The Importance of Self-Care

This post is a bit different because it deals with something that affects everybody, not just those who have lost someone. And while this topic isn’t really grief or loss-related, I think it’s especially important for grievers to practice self-care. (Without feeling selfish or guilty about it!)

It’s easy to forget about self-care, especially when there’s a lot going on in your life. But it’s so important to take care of yourself too and to take the time to de-stress, rebalance and recharge.

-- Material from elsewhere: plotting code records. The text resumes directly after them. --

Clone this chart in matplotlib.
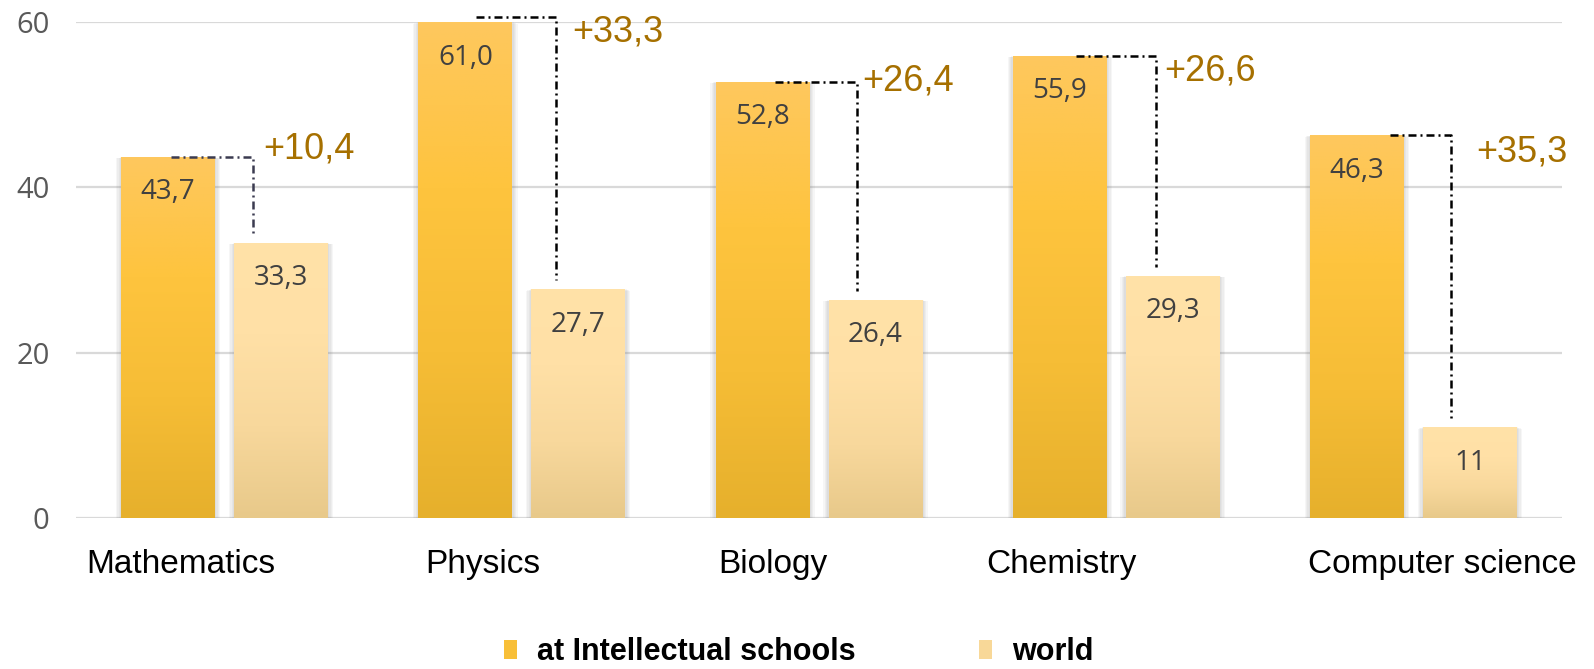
import numpy as np
import matplotlib.pyplot as plt
from matplotlib.colors import LinearSegmentedColormap
from matplotlib.patches import Rectangle, Patch
from matplotlib.transforms import blended_transform_factory

# data
categories = ["Mathematics", "Physics", "Biology", "Chemistry", "Computer science"]
intellectual = [43.7, 61.0, 52.8, 55.9, 46.3]
world = [33.3, 27.7, 26.4, 29.3, 11]
series_names = ["at Intellectual schools", "world"]
yticks = [0, 20, 40, 60]

# style / placement (per group, in group units)
label_dx = [-0.466, -0.326, -0.340, -0.438, -0.356]
line_x0 = [-0.180, -0.154, -0.148, -0.135, -0.079]
line_x1 = [0.096, 0.115, 0.128, 0.134, 0.127]
delta_dx = [0.129, 0.169, 0.145, 0.161, 0.211]
delta_dy = [0.9, -2.2, 0.1, -1.8, -2.0]
line_colors = ["#3b3b50", "black", "black", "black", "black"]

NARROW = ["Liberation Sans", "DejaVu Sans"]
NUMF = ["Open Sans", "DejaVu Sans"]


def fmt(v):
    if isinstance(v, int):
        return str(v)
    return f"{v:.1f}".replace(".", ",")


dark_cmap = LinearSegmentedColormap.from_list(
    "dark", ["#e6b02c", "#f6bd36", "#fec43e", "#fec85e"])
light_cmap = LinearSegmentedColormap.from_list(
    "light", ["#e8c98a", "#f8d89c", "#ffe0a6", "#ffe2a8"])

fig = plt.figure(figsize=(15.94, 6.69), dpi=100)
ax = fig.add_axes([0.0477, 0.2257, 0.9322, 0.7414])

x = np.arange(len(categories))
w = 0.316
off = 0.19
ymax = 60

bars_a = ax.bar(x - off, intellectual, w, color="#fec43e", zorder=2)
bars_b = ax.bar(x + off, world, w, color="#fddc9e", zorder=2)

grad = np.linspace(0, 1, 256).reshape(-1, 1)
px_x = 1 / 297.2
px_y = 1 / 8.267
for bars, cmap in ((bars_a, dark_cmap), (bars_b, light_cmap)):
    for b in bars:
        bx, bw, bh = b.get_x(), b.get_width(), b.get_height()
        # soft shadow
        for k in range(1, 5):
            pad = k * 1.3
            sh = Rectangle((bx - pad * px_x, -pad * px_y * 0.6),
                           bw + 2 * pad * px_x, min(bh, ymax) + pad * px_y * 0.3,
                           facecolor="#808080", edgecolor="none",
                           alpha=0.07, zorder=1.5)
            ax.add_patch(sh)
        im = ax.imshow(grad, cmap=cmap, origin="lower", aspect="auto",
                       extent=[bx, bx + bw, 0, min(bh, ymax)], zorder=2.5)
        im.set_clip_path(b)

# value labels inside bars
for i in range(len(categories)):
    ax.text(x[i] - off, min(intellectual[i], ymax) - 4.3, fmt(intellectual[i]),
            ha="center", va="center", fontsize=20, color="#404040",
            family=NUMF, zorder=5)
    ax.text(x[i] + off, min(world[i], ymax) - 4.3, fmt(world[i]),
            ha="center", va="center", fontsize=20, color="#404040",
            family=NUMF, zorder=5)

# difference connectors
for i in range(len(categories)):
    xa = x[i] + line_x0[i]
    xb = x[i] + line_x1[i]
    ytop = min(intellectual[i], ymax + 0.6)
    ax.plot([xa, xb, xb], [ytop, ytop, world[i] + 1.1],
            color=line_colors[i], lw=1.8, ls=(0, (3.2, 1.6, 0.8, 1.6)),
            clip_on=False, zorder=4)
    delta = round(intellectual[i] - world[i], 1)
    ax.text(x[i] + delta_dx[i], intellectual[i] + delta_dy[i],
            "+" + f"{delta:.1f}".replace(".", ","),
            ha="left", va="center", fontsize=26, color="#a67000",
            family=NARROW, zorder=5, clip_on=False)

ax.set_xlim(-0.5, len(categories) - 0.5)
ax.set_ylim(0, ymax)
ax.set_yticks(yticks)
ax.set_yticklabels([str(t) for t in yticks], family=NUMF, fontsize=21,
                   color="#595959")
ax.tick_params(axis="y", length=0, pad=19)
ax.set_xticks([])
ax.yaxis.grid(True, color="#d9d9d9", lw=1.6)
ax.set_axisbelow(True)
for s in ax.spines.values():
    s.set_visible(False)

trans = blended_transform_factory(ax.transData, ax.transAxes)
for i, name in enumerate(categories):
    ax.text(x[i] + label_dx[i], -0.111, name, transform=trans,
            ha="left", va="baseline", fontsize=24, family=NARROW,
            color="black", clip_on=False)

handles = [Patch(facecolor="#f8bf38", edgecolor="none"),
           Patch(facecolor="#f8d898", edgecolor="none")]
fig.legend(handles, series_names, loc="center left",
           bbox_to_anchor=(504 / 1594, 0.025), ncol=2, frameon=False,
           prop=dict(family=NARROW, weight="bold", size=22),
           handlelength=0.425, handleheight=0.556, handletextpad=0.65,
           columnspacing=4.05, borderpad=0, borderaxespad=0)

fig.savefig("out.png", dpi=100)
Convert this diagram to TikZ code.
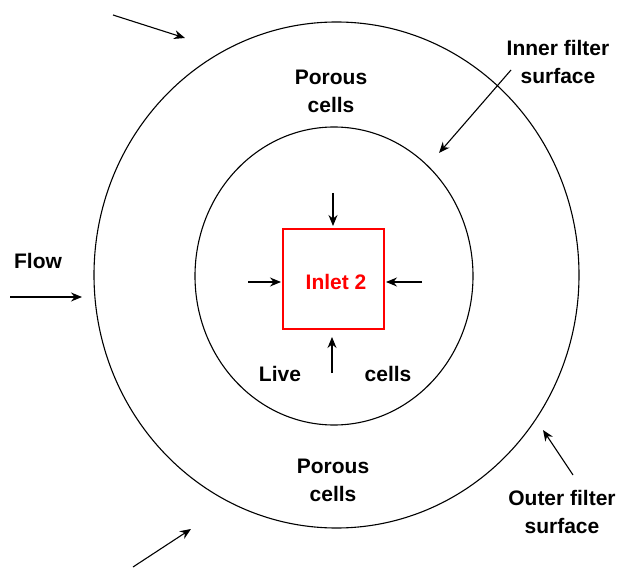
\documentclass[tikz,border=0pt]{standalone}
\usepackage{fontspec}
\setmainfont{Liberation Sans}
\usetikzlibrary{arrows.meta,shapes.geometric}
\tikzset{
  lbl/.style={font=\bfseries\fontsize{21}{28}\selectfont, align=center, inner sep=0pt},
  ring/.style={draw=black, line width=1.1pt, ellipse, inner sep=0pt},
  arr/.style={line width=1.1pt, -{Stealth[length=11pt,width=9pt]}},
}
\begin{document}
\begin{tikzpicture}[x=1pt,y=-1pt]
\useasboundingbox (0,0) rectangle (618,569);
% rings
\node[ring, minimum width=485pt, minimum height=506pt] (outer) at (336.5,275) {};
\node[ring, minimum width=278pt, minimum height=298pt] (innerring) at (334,276) {};
% inlet
\node[draw=red, line width=1.1pt, minimum width=101pt, minimum height=100pt, inner sep=0pt] (inlet) at (333.5,279) {};
\node[text=red, font=\bfseries\fontsize{21}{26}\selectfont, inner sep=0pt] (inlettext) at (336,282) {Inlet 2};
% arrows to inlet
\coordinate (t0) at (333,193); \coordinate (t1) at (333,226);
\coordinate (l0) at (248,282); \coordinate (l1) at (281,282);
\coordinate (r0) at (422,282); \coordinate (r1) at (386,282);
\coordinate (b0) at (332,373); \coordinate (b1) at (332,337);
\draw[arr] (t0) -- (t1);
\draw[arr] (l0) -- (l1);
\draw[arr] (r0) -- (r1);
\draw[arr] (b0) -- (b1);
% labels
\node[lbl] (live) at (280,374) {Live};
\node[lbl] (cells) at (388,374) {cells};
\node[lbl] (ptop) at (331,91.5) {Porous\\cells};
\node[lbl] (pbot) at (333,480.5) {Porous\\cells};
\node[lbl] (flow) at (38,261) {Flow};
\node[lbl] (inner) at (558,62) {Inner filter\\surface};
\node[lbl] (outerl) at (562,512) {Outer filter\\surface};
% flow arrows
\coordinate (f0) at (10,297); \coordinate (f1) at (82,297);
\draw[arr] (f0) -- (f1);
\coordinate (a0) at (113,15); \coordinate (a1) at (185,38);
\draw[arr] (a0) -- (a1);
\coordinate (c0) at (133,567); \coordinate (c1) at (191,529);
\draw[arr] (c0) -- (c1);
% surface pointers
\coordinate (i0) at (511,70); \coordinate (i1) at (439,153);
\draw[arr] (i0) -- (i1);
\coordinate (o0) at (573,475); \coordinate (o1) at (543,430);
\draw[arr] (o0) -- (o1);
\end{tikzpicture}
\end{document}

I’ve been having a really rough time the last five month or so. There have been many changes and major events happening in my life and my stress and anxiety levels have been extremely high. And it doesn’t look like it’s getting better anytime soon. I shouldn’t complain though, I’m very fortunate and I’m grateful for all I have. Nevertheless, I can feel that those past months have taken a toll on me. I’m at the point where I’m just so exhausted, mentally and physically.

I’ve neglected to take care of myself and I can feel the negative effect of that. We tend to take care of everything and everyone else but forget about ourselves. It’s tough to carve out the time for self-care, whatever that may mean for you, whether it’s reading, yoga, exercising, meditation, a nice relaxing bath, meeting up with friends or perhaps just saying ‘no’ to one more task.

Negative feelings have started popping up lately. Resentment, anger, a lack of patience and lots of frustration have reared their ugly head. I don’t feel like myself and I know things have to change.

It’s time to start focusing on myself again too. I’m of no use to anyone else if I’m not okay. I need a break. I’m burned out. So guess what? I choose NOT to return that pesky relative’s phone call today, I choose NOT to do laundry today, I choose NOT to take care of someone else’s tasks just because I have the time to do so. Sorry, people, but it’s “me time” now and my hammock is calling!

“Self-care is not selfish. You cannot serve from an empty vessel.”